*WORK TO BE COMPLETED:* Starting at the first line of the listing below, retype each line up to and including the one that contains "W, H = 512, 391". Leave pictures out.

━━━

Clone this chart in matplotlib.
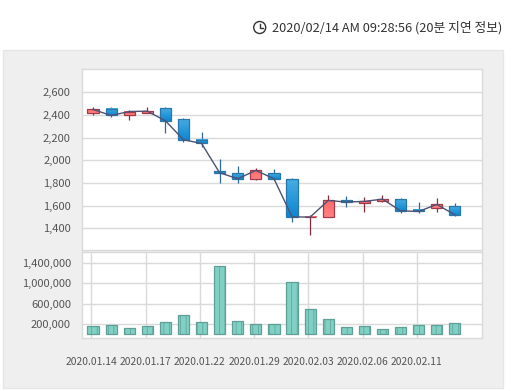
import matplotlib
matplotlib.use('Agg')
import matplotlib.pyplot as plt
from matplotlib.colors import LinearSegmentedColormap
from matplotlib.patches import Rectangle, Circle
import numpy as np

plt.rcParams['font.family'] = ['Noto Sans CJK KR', 'DejaVu Sans']

W, H = 512, 391

dates = ['2020.01.14', '01.15', '01.16', '2020.01.17', '01.20', '01.21', '2020.01.22',
         '01.23', '01.28', '2020.01.29', '01.30', '01.31', '2020.02.03', '02.04', '02.05',
         '2020.02.06', '02.07', '02.10', '2020.02.11', '02.12', '02.13']
opens = [2421, 2450, 2397, 2420, 2459, 2362, 2177, 1903, 1886, 1839, 1886,
         1833, 1497, 1503, 1647, 1627, 1645, 1656, 1562, 1577, 1594]
closes = [2450, 2397, 2432, 2435, 2350, 2183, 2150, 1891, 1839, 1912, 1839,
          1503, 1500, 1647, 1633, 1639, 1659, 1556, 1550, 1612, 1521]
highs = [2468, 2476, 2441, 2476, 2468, 2371, 2253, 2009, 1947, 1936, 1921,
         1841, 1518, 1692, 1683, 1674, 1692, 1665, 1630, 1665, 1621]
lows = [2403, 2385, 2359, 2415, 2244, 2165, 2118, 1803, 1800, 1830, 1830,
        1459, 1345, 1503, 1591, 1547, 1630, 1539, 1539, 1547, 1512]
volumes = [160000, 180000, 121000, 160000, 239000, 377000, 239000, 1340000, 259000, 200000, 200000,
           1026000, 495000, 298000, 141000, 160000, 102000, 141000, 180000, 180000, 220000]
price_ticks = [1400, 1600, 1800, 2000, 2200, 2400, 2600]
volume_ticks = [200000, 600000, 1000000, 1400000]
tick_every = 3


def box(left, top, right, bottom):
    return [left / W, 1 - bottom / H, (right - left) / W, (bottom - top) / H]


fig = plt.figure(figsize=(W / 100, H / 100), dpi=100, facecolor='white')

# grey panel and clock, in pixel coordinates
bg = fig.add_axes([0, 0, 1, 1])
bg.set_xlim(0, W)
bg.set_ylim(H, 0)
bg.axis('off')
bg.add_patch(Rectangle((3, 50), 499.5, 338, fc='#efefef', ec='#e6e6e6', lw=1))
bg.add_patch(Circle((259.7, 27.5), 6, fc='white', ec='#333333', lw=1))
bg.plot([259.7, 259.7, 263], [23.5, 28, 28], color='#333333', lw=1)
bg.text(272, 28, '2020/02/14 AM 09:28:56 (20분 지연 정보)', fontsize=9.2, color='#333333',
        va='center', ha='left')

border = '#dadada'
x = np.arange(len(dates))

# candles
ax = fig.add_axes(box(82, 69, 482, 250))
blue = LinearSegmentedColormap.from_list('b', ['#45ace2', '#0e86d2'])
red = LinearSegmentedColormap.from_list('r', ['#ff6a6a', '#ff8080'])
grad = np.linspace(0, 1, 32).reshape(-1, 1)
ax.yaxis.grid(True, color=border, lw=1)
ax.set_axisbelow(True)
for i in x:
    up = closes[i] >= opens[i]
    edge = '#a33a48' if up else '#2a76a8'
    wick = '#8a2c3c' if up else '#2d6a96'
    lo, hi = sorted([opens[i], closes[i]])
    ax.vlines(i, lows[i], highs[i], color=wick, lw=0.9, zorder=2)
    ax.imshow(grad, cmap=red if up else blue, extent=[i - 0.31, i + 0.31, lo, hi],
              origin='upper', aspect='auto', zorder=3)
    ax.add_patch(Rectangle((i - 0.31, lo), 0.62, hi - lo, fc='none', ec=edge, lw=0.9, zorder=4))
ax.plot(x, closes, color='#4d5374', lw=1, zorder=5)
ax.set_xlim(-0.61, 21.5)
ax.set_ylim(1210, 2807)
ax.set_xticks([])
ax.set_yticks(price_ticks)
ax.set_yticklabels([f'{v:,}' for v in price_ticks])

# volume
ax2 = fig.add_axes(box(82, 252, 482, 338))
plt.rcParams['hatch.linewidth'] = 0.5
ax2.bar(x, volumes, width=0.62, color='#80d0c4', edgecolor='#5f9f98', lw=0.9, hatch='|||', zorder=3)
ax2.yaxis.grid(True, color=border, lw=1)
ax2.set_axisbelow(True)
for i in x[::tick_every]:
    ax2.axvline(i - 0.1, color=border, lw=1, zorder=1)
ax2.set_xlim(-0.61, 21.5)
ax2.set_ylim(-70000, 1617000)
ax2.set_yticks(volume_ticks)
ax2.set_yticklabels([f'{v:,}' for v in volume_ticks])
ax2.set_xticks(x[::tick_every] - 0.1)
ax2.set_xticklabels(dates[::tick_every])

for a in (ax, ax2):
    a.set_facecolor('white')
    for s in a.spines.values():
        s.set_color(border)
        s.set_linewidth(1)
    a.tick_params(length=0, labelsize=8, labelcolor='#555555', pad=8)
ax2.tick_params(axis='x', pad=13.5, labelsize=7.4)

fig.savefig('out.png', dpi=100)
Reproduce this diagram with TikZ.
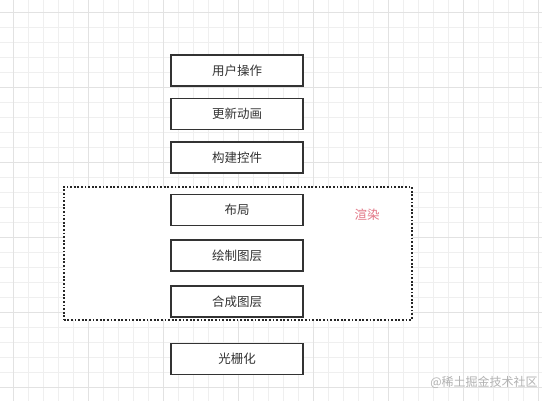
\documentclass[tikz,border=0pt]{standalone}
\usepackage{fontspec}
\setmainfont{Noto Sans CJK SC}
\usetikzlibrary{positioning}
\definecolor{gridminor}{HTML}{EFEFEF}
\definecolor{gridmajor}{HTML}{E2E2E2}
\definecolor{boxline}{HTML}{333333}
\definecolor{rendercol}{HTML}{E27585}

\begin{document}
\begin{tikzpicture}[x=1pt, y=-1pt,
    box/.style={rectangle, draw=boxline, line width=1.6pt, minimum width=132pt, minimum height=31pt, inner sep=0pt, text=boxline, font=\fontsize{12.5}{14}\selectfont},
    group/.style={rectangle, draw=black!85, line width=1.6pt, dash pattern=on 1.8pt off 1.8pt, minimum width=348pt, minimum height=133pt, inner sep=0pt}
  ]
    \useasboundingbox (0,0) rectangle (542,401);
    \fill[white] (0,0) rectangle (542,401);

    % background grid
    \foreach \gx in {0,...,35} {
        \draw[gridminor, line width=0.8pt] (13+15*\gx,0) -- (13+15*\gx,401);
    }
    \foreach \gy in {0,...,26} {
        \draw[gridminor, line width=0.8pt] (0,12+15*\gy) -- (542,12+15*\gy);
    }
    \foreach \gx in {0,...,7} {
        \draw[gridmajor, line width=0.9pt] (13+75*\gx,0) -- (13+75*\gx,401);
    }
    \foreach \gy in {0,...,5} {
        \draw[gridmajor, line width=0.9pt] (0,12+75*\gy) -- (542,12+75*\gy);
    }

    % stages
    \node[box, fill=white] (input) at (237,70.5) {用户操作};
    \node[box, fill=white] (anim) at (237,114) {更新动画};
    \node[box, fill=white] (build) at (237,157.5) {构建控件};

    % render group
    \node[group, fill=white] (render) at (237.7,253.3) {};
    \node[font=\fontsize{12.5}{14}\selectfont, text=rendercol] (renderlabel) at (367,215) {渲染};
    \node[box] (layout) at (237,210) {布局};
    \node[box] (paint) at (237,255.7) {绘制图层};
    \node[box] (composite) at (237,301.7) {合成图层};

    \node[box, fill=white] (raster) at (237,359) {光栅化};

    % watermark
    \node[font=\fontsize{12}{14}\selectfont, text=black!30] (mark) at (484,382) {@稀土掘金技术社区};
\end{tikzpicture}
\end{document}
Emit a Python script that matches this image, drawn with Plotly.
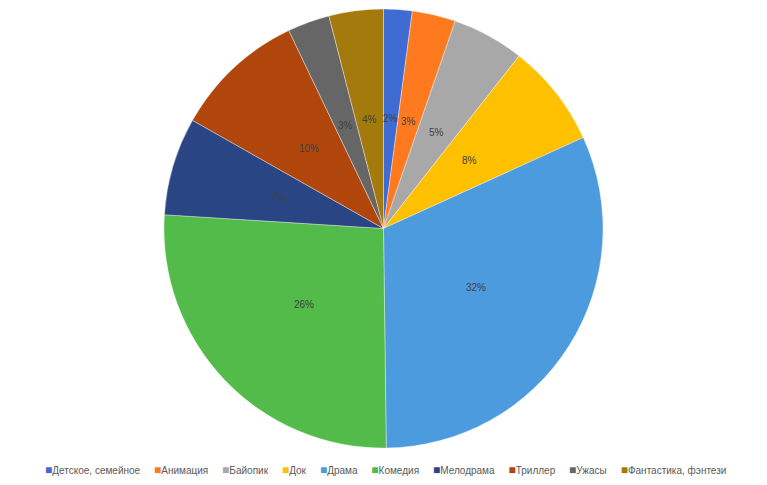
import math
import plotly.graph_objects as go

categories = ["Детское, семейное", "Анимация", "Байопик", "Док", "Драма",
              "Комедия", "Мелодрама", "Триллер", "Ужасы", "Фантастика, фэнтези"]
values = [2.1, 3.2, 5.3, 7.6, 31.6, 26.2, 7.2, 9.7, 3.1, 4.0]
colors = ["#3F6CD2", "#FF7A1F", "#A8A8A8", "#FFC000", "#4C9BDF",
          "#52BB49", "#2A4583", "#B0460C", "#666666", "#A57A0C"]

W, H = 767, 485
OFF = 8  # page body margin offset
pie_top, pie_bottom = 9 - OFF, 448 - OFF
pie_cx = 383.5 - OFF
dom_y = [1 - pie_bottom / H, 1 - pie_top / H]
dom_x = [0, 2 * pie_cx / W]

fig = go.Figure(go.Pie(
    labels=categories,
    values=values,
    sort=False,
    direction="clockwise",
    rotation=0,
    marker=dict(colors=colors, line=dict(color="rgba(255,255,255,0.6)", width=0.6)),
    textinfo="none",
    hoverinfo="label+percent",
    domain=dict(x=dom_x, y=dom_y),
))

# percentage labels at half radius, derived from the data
total = sum(values)
cx, cy = pie_cx / W, (dom_y[0] + dom_y[1]) / 2
r_px = (pie_bottom - pie_top) / 2
cum = 0.0
annotations = []
for v in values:
    mid = (cum + v / 2) / total * 2 * math.pi
    cum += v
    dx = 0.5 * r_px * math.sin(mid) / W
    dy = 0.5 * r_px * math.cos(mid) / H
    annotations.append(dict(
        x=cx + dx, y=cy + dy, xref="paper", yref="paper",
        xanchor="center", yanchor="middle",
        text=f"{round(v / total * 100)}%", showarrow=False,
        font=dict(family="Liberation Sans, Arial, sans-serif", size=10, color="#404040"),
    ))

# legend row
nb = "\u00a0"
parts = []
for c, lab in zip(colors, categories):
    parts.append(f"<span style='color:{c};font-size:12px'>■</span>{lab}")
legend_text = (nb * 5).join(parts)
annotations.append(dict(
    x=(385 - OFF) / W, y=1 - (470 - OFF) / H, xref="paper", yref="paper",
    xanchor="center", yanchor="middle", showarrow=False,
    text=legend_text,
    font=dict(family="Liberation Sans, Arial, sans-serif", size=10, color="#595959"),
))

fig.update_layout(
    width=W, height=H,
    margin=dict(l=0, r=0, t=0, b=0),
    paper_bgcolor="white",
    showlegend=False,
    annotations=annotations,
)

fig.write_html("out.html")
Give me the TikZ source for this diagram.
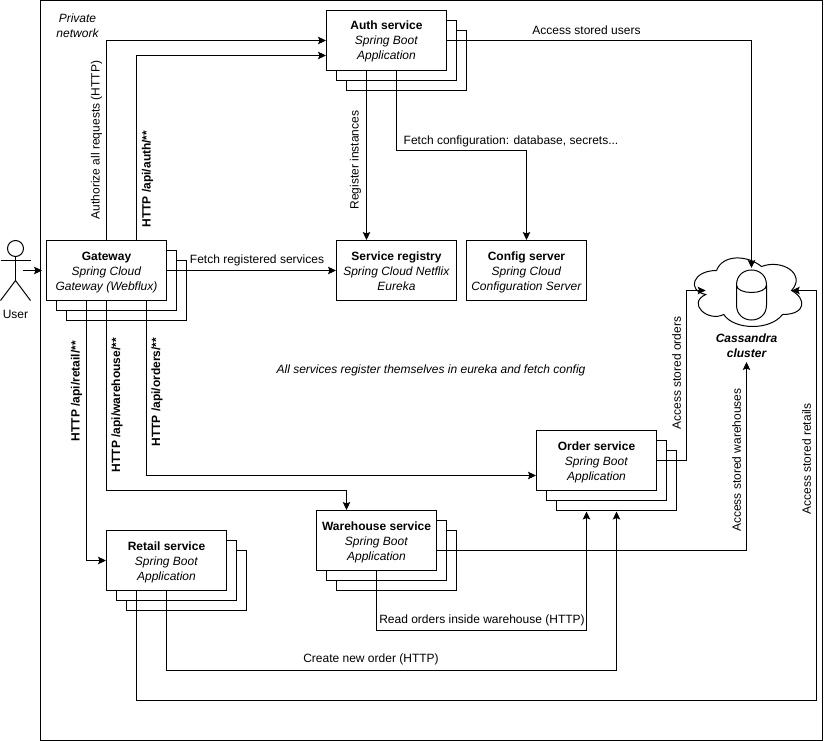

━━━

*EXERCISE OUTPUT:*
Clone this chart in matplotlib.
import matplotlib
matplotlib.use('Agg')
import matplotlib.pyplot as plt
from matplotlib.colors import LinearSegmentedColormap
from matplotlib.patches import Rectangle, Circle
import numpy as np

plt.rcParams['font.family'] = ['Noto Sans CJK KR', 'DejaVu Sans']

W, H = 512, 391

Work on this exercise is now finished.